Keeping the spotlight on Athens after yesterday’s post on the Parthenon, there are some interesting cases of possible iconoclasm in the Areopagus houses just south of the Agora. Especially the material from house C presents some very intriguing questions. This house was constructed in the second half of the fourth century CE and has been interpreted by Camp as the kind of philosopher’s school that Athens was well known for in the Roman period. They presumably continued to function all the way into the 6th century CE, when the emperor Justinian ordered them to close in 529.
An overview of the Athenian Agora. Photo: TMK, October 2004.
The excavation of the Areopagus houses in the 1970s unearthed a large quantity of sculpture. The best preserved material, including a bust of Antoninus Pius, was found in wells, two of which were inside house C. The deposition of sculpture in wells is itself a very interesting phenomenon, especially when we consider the great preservation of these examples. It is also noteworthy that at least one of the wells seems to have deliberately sealed with a marble slab. Frantz has suggested that they were buried by the previous pagan owners of the house before leaving town. This is indeed a possibility, since Christian objects, such as a Sigma table, have also been found in house C, presumably from the last phase of occupation, when the house is thought to have been Christianised.
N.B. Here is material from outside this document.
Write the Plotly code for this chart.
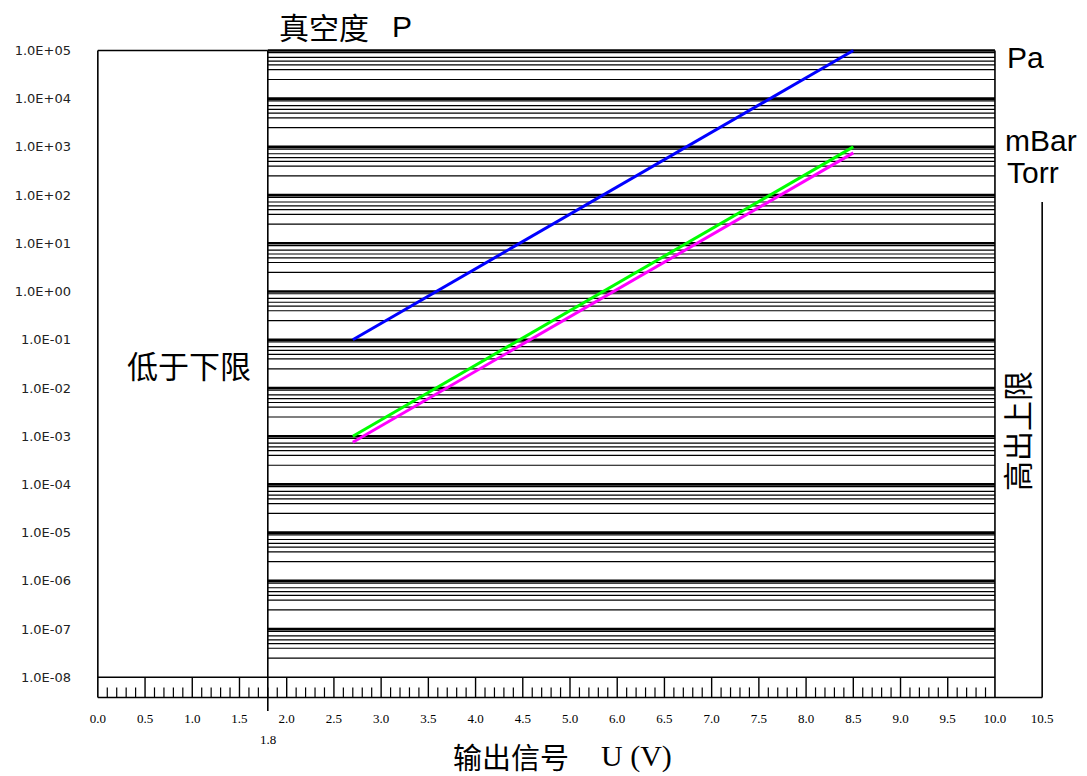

Mutilated 4th century BCE relief of Hermes and Dionysos with the Nymphs. From Shear 1973a, plate 35.
More likely as victims of iconoclasm, however, are two pieces of sculpture that were left above ground in house C. One is a mutilated 4th century BCE relief of Hermes and Dionysos with the Nymphs (dated by an inscription that mentions Neoptolemos, a contemporary of the orators Demosthenes and Lykourgos), and the other is a headless statue of Athena that had been re-used as a step block. A thing that strikes me is the fact that it was only mythological sculpture that was attacked, while the portraits found in the well were all in a fairly good condition, but it is difficult to generalize from such a relatively small group of material. Part of a mosaic floor in the house had also been replaced, which some has suggested was done because it depicted pagan motifs. There are other reasons for changing a floor, however, the most obvious being wear. It was replaced by marble slabs, which could also be explained by a change in fashion or even an overall upgrade of the room.
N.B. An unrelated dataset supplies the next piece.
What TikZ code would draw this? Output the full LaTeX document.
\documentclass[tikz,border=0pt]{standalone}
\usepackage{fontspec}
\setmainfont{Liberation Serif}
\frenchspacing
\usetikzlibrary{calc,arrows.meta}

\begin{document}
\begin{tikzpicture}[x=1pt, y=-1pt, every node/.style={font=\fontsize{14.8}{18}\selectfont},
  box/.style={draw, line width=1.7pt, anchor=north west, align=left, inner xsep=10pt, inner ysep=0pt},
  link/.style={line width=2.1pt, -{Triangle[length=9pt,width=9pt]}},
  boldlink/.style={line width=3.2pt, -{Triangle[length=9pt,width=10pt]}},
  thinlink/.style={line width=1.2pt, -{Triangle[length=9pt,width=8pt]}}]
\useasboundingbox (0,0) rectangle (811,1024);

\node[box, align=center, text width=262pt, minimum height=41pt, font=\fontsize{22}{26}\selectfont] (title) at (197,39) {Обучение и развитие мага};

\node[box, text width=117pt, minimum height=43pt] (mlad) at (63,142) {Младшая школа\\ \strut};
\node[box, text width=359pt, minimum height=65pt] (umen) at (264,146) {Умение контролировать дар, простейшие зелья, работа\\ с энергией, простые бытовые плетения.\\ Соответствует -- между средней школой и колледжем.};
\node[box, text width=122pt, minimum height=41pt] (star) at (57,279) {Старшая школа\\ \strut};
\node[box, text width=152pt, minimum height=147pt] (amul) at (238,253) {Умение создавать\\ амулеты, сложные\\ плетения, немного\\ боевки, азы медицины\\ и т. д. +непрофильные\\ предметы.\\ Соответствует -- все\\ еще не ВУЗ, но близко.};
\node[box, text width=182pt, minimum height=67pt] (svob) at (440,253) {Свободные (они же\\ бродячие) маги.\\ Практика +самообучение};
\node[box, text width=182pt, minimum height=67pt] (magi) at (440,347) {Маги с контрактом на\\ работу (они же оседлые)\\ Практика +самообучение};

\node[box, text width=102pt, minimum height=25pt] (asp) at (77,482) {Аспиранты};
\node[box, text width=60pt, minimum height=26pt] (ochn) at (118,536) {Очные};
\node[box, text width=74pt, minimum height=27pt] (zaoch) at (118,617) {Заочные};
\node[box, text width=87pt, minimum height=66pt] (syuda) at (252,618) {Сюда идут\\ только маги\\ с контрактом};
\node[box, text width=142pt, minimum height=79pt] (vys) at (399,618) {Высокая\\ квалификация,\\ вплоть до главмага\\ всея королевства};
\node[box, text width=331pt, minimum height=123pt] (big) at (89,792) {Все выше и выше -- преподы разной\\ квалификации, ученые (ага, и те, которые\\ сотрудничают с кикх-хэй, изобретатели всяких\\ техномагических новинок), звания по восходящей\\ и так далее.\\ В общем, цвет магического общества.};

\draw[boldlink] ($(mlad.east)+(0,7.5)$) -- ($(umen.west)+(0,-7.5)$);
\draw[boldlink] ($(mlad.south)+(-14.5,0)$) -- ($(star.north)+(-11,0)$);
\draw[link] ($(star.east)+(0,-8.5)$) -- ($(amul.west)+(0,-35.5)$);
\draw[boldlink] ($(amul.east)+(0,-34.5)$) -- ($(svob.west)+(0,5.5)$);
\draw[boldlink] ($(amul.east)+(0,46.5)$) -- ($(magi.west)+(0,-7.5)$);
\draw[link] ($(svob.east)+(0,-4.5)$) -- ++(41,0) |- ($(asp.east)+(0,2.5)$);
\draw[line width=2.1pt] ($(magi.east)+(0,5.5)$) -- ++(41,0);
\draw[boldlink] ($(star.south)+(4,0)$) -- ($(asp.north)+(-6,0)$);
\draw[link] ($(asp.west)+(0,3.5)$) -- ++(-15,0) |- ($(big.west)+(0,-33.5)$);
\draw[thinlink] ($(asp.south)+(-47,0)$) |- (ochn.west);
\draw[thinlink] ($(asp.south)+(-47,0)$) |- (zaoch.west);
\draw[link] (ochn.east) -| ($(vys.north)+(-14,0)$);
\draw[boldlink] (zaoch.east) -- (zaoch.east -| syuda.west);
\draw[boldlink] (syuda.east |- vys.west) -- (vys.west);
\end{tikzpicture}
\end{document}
Another very interesting late antique find from the Agora is a Herm head that was found in a pit in room 4 of the Stoa on the Panathenaic Way. Shear has offered the interpretation that it was buried there after the destruction of Alaric in 396 CE.An alternative interpretation could be that it was part of a ritual deposition, indeed its good preservation makes it a very attractive theory. The traces of burning around it were not necessarily caused by the barbarian attack, but could represent the remains of a form of ritual killing.
References.
J. Camp. 1986. The Athenian Agora. London.
A. Frantz. 1988. The Athenian Agora XXIV. Late Antiquity: A.D. 267-700. Princeton, NJ.
T. Leslie Shear, Jr. 1973a. “The Athenian Agora: Excavations of 1971”, Hesperia 42: 121-179.
T. Leslie Shear, Jr. 1973b. “The Athenian Agora: Excavations of 1972”, Hesperia 42: 359-407.